▶ [Goal] Copy everything in the data below exactly except the pictures.
------------------------------
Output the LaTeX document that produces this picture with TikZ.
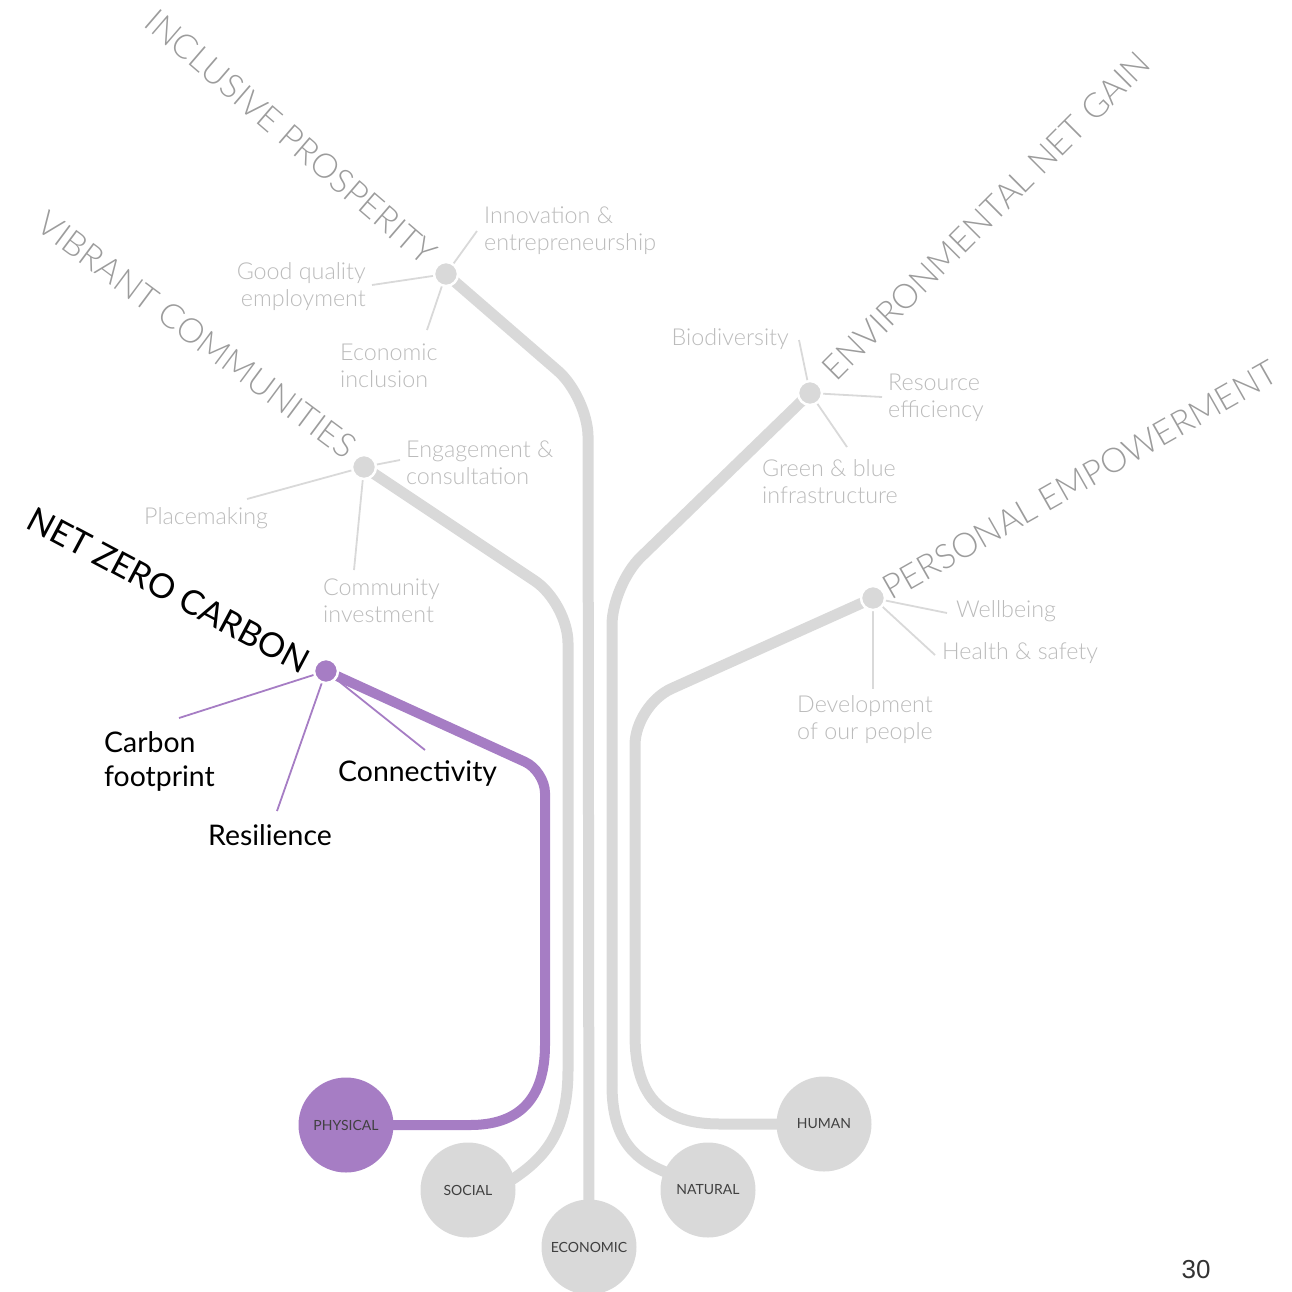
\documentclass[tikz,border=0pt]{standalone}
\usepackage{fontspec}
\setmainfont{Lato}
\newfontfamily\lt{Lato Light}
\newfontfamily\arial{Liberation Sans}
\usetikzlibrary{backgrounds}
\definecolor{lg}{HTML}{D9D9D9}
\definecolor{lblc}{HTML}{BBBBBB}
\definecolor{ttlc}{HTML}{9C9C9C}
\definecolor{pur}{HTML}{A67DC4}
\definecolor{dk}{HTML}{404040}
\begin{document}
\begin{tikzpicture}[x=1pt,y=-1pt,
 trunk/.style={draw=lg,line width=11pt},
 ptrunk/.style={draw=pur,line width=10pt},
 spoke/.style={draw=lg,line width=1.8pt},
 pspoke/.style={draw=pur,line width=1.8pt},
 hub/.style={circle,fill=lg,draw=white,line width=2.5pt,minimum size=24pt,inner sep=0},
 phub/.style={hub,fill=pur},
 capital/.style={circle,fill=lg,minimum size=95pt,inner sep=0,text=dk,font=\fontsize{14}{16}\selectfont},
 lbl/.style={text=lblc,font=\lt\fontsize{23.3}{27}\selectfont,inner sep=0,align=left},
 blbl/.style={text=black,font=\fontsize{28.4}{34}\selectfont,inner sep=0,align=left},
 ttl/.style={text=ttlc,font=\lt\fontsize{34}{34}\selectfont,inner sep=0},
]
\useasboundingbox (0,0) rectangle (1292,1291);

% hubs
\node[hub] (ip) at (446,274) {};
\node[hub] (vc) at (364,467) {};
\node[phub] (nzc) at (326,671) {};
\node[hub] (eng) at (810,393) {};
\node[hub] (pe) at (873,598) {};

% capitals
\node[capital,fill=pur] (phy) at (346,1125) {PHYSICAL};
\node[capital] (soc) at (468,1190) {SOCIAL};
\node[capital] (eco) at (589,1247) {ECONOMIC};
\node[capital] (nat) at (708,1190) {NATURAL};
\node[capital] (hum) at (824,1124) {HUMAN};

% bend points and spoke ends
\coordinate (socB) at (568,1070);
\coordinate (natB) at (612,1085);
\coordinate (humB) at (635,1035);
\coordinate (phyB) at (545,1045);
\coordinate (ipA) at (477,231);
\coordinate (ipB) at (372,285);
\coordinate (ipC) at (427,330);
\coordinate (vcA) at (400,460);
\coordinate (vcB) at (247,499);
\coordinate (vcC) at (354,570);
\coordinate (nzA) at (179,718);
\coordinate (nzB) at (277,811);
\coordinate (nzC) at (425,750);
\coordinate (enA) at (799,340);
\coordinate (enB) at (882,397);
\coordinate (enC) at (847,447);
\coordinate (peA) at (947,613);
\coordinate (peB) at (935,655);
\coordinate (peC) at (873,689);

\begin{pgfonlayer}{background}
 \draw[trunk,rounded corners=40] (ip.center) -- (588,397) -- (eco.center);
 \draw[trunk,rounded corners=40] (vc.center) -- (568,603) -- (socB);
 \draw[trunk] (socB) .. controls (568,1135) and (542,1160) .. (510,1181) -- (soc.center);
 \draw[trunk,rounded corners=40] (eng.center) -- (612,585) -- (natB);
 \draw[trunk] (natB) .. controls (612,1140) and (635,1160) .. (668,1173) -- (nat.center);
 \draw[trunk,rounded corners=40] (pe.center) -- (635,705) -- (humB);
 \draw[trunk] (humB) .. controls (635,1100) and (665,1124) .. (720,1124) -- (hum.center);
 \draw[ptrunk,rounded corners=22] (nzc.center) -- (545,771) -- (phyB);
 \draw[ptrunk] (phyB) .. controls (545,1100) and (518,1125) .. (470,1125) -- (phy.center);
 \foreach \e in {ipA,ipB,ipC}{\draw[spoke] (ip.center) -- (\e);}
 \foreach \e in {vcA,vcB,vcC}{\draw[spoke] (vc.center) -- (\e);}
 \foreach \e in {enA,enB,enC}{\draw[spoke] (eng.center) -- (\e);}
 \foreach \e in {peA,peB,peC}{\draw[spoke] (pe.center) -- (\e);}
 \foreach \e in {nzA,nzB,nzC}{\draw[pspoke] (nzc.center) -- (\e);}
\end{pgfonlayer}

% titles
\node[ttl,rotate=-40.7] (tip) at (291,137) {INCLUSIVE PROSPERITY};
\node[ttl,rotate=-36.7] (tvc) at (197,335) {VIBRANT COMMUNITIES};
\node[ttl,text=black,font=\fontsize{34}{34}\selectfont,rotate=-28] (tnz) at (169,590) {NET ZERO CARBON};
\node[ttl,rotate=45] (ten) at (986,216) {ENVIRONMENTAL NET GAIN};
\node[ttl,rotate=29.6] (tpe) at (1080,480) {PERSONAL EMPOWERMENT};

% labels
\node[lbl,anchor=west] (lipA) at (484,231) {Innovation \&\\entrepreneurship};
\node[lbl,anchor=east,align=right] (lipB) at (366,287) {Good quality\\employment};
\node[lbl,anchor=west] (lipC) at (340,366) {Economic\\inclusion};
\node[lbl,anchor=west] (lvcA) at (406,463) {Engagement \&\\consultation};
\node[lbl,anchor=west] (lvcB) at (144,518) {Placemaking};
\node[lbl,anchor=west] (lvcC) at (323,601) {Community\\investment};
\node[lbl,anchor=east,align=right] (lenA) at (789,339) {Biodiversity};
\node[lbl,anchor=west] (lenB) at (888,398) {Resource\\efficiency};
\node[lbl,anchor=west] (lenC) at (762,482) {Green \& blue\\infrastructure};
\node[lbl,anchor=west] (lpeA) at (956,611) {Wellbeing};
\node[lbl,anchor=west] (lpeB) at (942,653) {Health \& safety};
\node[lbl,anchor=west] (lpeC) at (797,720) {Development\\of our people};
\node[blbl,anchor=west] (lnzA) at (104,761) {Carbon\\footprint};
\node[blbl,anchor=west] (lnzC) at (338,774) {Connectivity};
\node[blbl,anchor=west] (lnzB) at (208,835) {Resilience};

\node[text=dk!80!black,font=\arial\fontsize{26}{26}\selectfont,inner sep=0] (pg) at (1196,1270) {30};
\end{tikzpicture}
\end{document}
------------------------------
▶ [Written response]
Output the LaTeX document that produces this picture with TikZ.
\documentclass[tikz,border=0pt]{standalone}
\usepackage{fontspec}
\setmainfont{Lato}
\newfontfamily\lt{Lato Light}
\newfontfamily\arial{Liberation Sans}
\usetikzlibrary{backgrounds}
\definecolor{lg}{HTML}{D9D9D9}
\definecolor{lblc}{HTML}{BBBBBB}
\definecolor{ttlc}{HTML}{9C9C9C}
\definecolor{pur}{HTML}{A67DC4}
\definecolor{dk}{HTML}{404040}
\begin{document}
\begin{tikzpicture}[x=1pt,y=-1pt,
 trunk/.style={draw=lg,line width=11pt},
 ptrunk/.style={draw=pur,line width=10pt},
 spoke/.style={draw=lg,line width=1.8pt},
 pspoke/.style={draw=pur,line width=1.8pt},
 hub/.style={circle,fill=lg,draw=white,line width=2.5pt,minimum size=24pt,inner sep=0},
 phub/.style={hub,fill=pur},
 capital/.style={circle,fill=lg,minimum size=95pt,inner sep=0,text=dk,font=\fontsize{14}{16}\selectfont},
 lbl/.style={text=lblc,font=\lt\fontsize{23.3}{27}\selectfont,inner sep=0,align=left},
 blbl/.style={text=black,font=\fontsize{28.4}{34}\selectfont,inner sep=0,align=left},
 ttl/.style={text=ttlc,font=\lt\fontsize{34}{34}\selectfont,inner sep=0},
]
\useasboundingbox (0,0) rectangle (1292,1291);

% hubs
\node[hub] (ip) at (446,274) {};
\node[hub] (vc) at (364,467) {};
\node[phub] (nzc) at (326,671) {};
\node[hub] (eng) at (810,393) {};
\node[hub] (pe) at (873,598) {};

% capitals
\node[capital,fill=pur] (phy) at (346,1125) {PHYSICAL};
\node[capital] (soc) at (468,1190) {SOCIAL};
\node[capital] (eco) at (589,1247) {ECONOMIC};
\node[capital] (nat) at (708,1190) {NATURAL};
\node[capital] (hum) at (824,1124) {HUMAN};

% bend points and spoke ends
\coordinate (socB) at (568,1070);
\coordinate (natB) at (612,1085);
\coordinate (humB) at (635,1035);
\coordinate (phyB) at (545,1045);
\coordinate (ipA) at (477,231);
\coordinate (ipB) at (372,285);
\coordinate (ipC) at (427,330);
\coordinate (vcA) at (400,460);
\coordinate (vcB) at (247,499);
\coordinate (vcC) at (354,570);
\coordinate (nzA) at (179,718);
\coordinate (nzB) at (277,811);
\coordinate (nzC) at (425,750);
\coordinate (enA) at (799,340);
\coordinate (enB) at (882,397);
\coordinate (enC) at (847,447);
\coordinate (peA) at (947,613);
\coordinate (peB) at (935,655);
\coordinate (peC) at (873,689);

\begin{pgfonlayer}{background}
 \draw[trunk,rounded corners=40] (ip.center) -- (588,397) -- (eco.center);
 \draw[trunk,rounded corners=40] (vc.center) -- (568,603) -- (socB);
 \draw[trunk] (socB) .. controls (568,1135) and (542,1160) .. (510,1181) -- (soc.center);
 \draw[trunk,rounded corners=40] (eng.center) -- (612,585) -- (natB);
 \draw[trunk] (natB) .. controls (612,1140) and (635,1160) .. (668,1173) -- (nat.center);
 \draw[trunk,rounded corners=40] (pe.center) -- (635,705) -- (humB);
 \draw[trunk] (humB) .. controls (635,1100) and (665,1124) .. (720,1124) -- (hum.center);
 \draw[ptrunk,rounded corners=22] (nzc.center) -- (545,771) -- (phyB);
 \draw[ptrunk] (phyB) .. controls (545,1100) and (518,1125) .. (470,1125) -- (phy.center);
 \foreach \e in {ipA,ipB,ipC}{\draw[spoke] (ip.center) -- (\e);}
 \foreach \e in {vcA,vcB,vcC}{\draw[spoke] (vc.center) -- (\e);}
 \foreach \e in {enA,enB,enC}{\draw[spoke] (eng.center) -- (\e);}
 \foreach \e in {peA,peB,peC}{\draw[spoke] (pe.center) -- (\e);}
 \foreach \e in {nzA,nzB,nzC}{\draw[pspoke] (nzc.center) -- (\e);}
\end{pgfonlayer}

% titles
\node[ttl,rotate=-40.7] (tip) at (291,137) {INCLUSIVE PROSPERITY};
\node[ttl,rotate=-36.7] (tvc) at (197,335) {VIBRANT COMMUNITIES};
\node[ttl,text=black,font=\fontsize{34}{34}\selectfont,rotate=-28] (tnz) at (169,590) {NET ZERO CARBON};
\node[ttl,rotate=45] (ten) at (986,216) {ENVIRONMENTAL NET GAIN};
\node[ttl,rotate=29.6] (tpe) at (1080,480) {PERSONAL EMPOWERMENT};

% labels
\node[lbl,anchor=west] (lipA) at (484,231) {Innovation \&\\entrepreneurship};
\node[lbl,anchor=east,align=right] (lipB) at (366,287) {Good quality\\employment};
\node[lbl,anchor=west] (lipC) at (340,366) {Economic\\inclusion};
\node[lbl,anchor=west] (lvcA) at (406,463) {Engagement \&\\consultation};
\node[lbl,anchor=west] (lvcB) at (144,518) {Placemaking};
\node[lbl,anchor=west] (lvcC) at (323,601) {Community\\investment};
\node[lbl,anchor=east,align=right] (lenA) at (789,339) {Biodiversity};
\node[lbl,anchor=west] (lenB) at (888,398) {Resource\\efficiency};
\node[lbl,anchor=west] (lenC) at (762,482) {Green \& blue\\infrastructure};
\node[lbl,anchor=west] (lpeA) at (956,611) {Wellbeing};
\node[lbl,anchor=west] (lpeB) at (942,653) {Health \& safety};
\node[lbl,anchor=west] (lpeC) at (797,720) {Development\\of our people};
\node[blbl,anchor=west] (lnzA) at (104,761) {Carbon\\footprint};
\node[blbl,anchor=west] (lnzC) at (338,774) {Connectivity};
\node[blbl,anchor=west] (lnzB) at (208,835) {Resilience};

\node[text=dk!80!black,font=\arial\fontsize{26}{26}\selectfont,inner sep=0] (pg) at (1196,1270) {30};
\end{tikzpicture}
\end{document}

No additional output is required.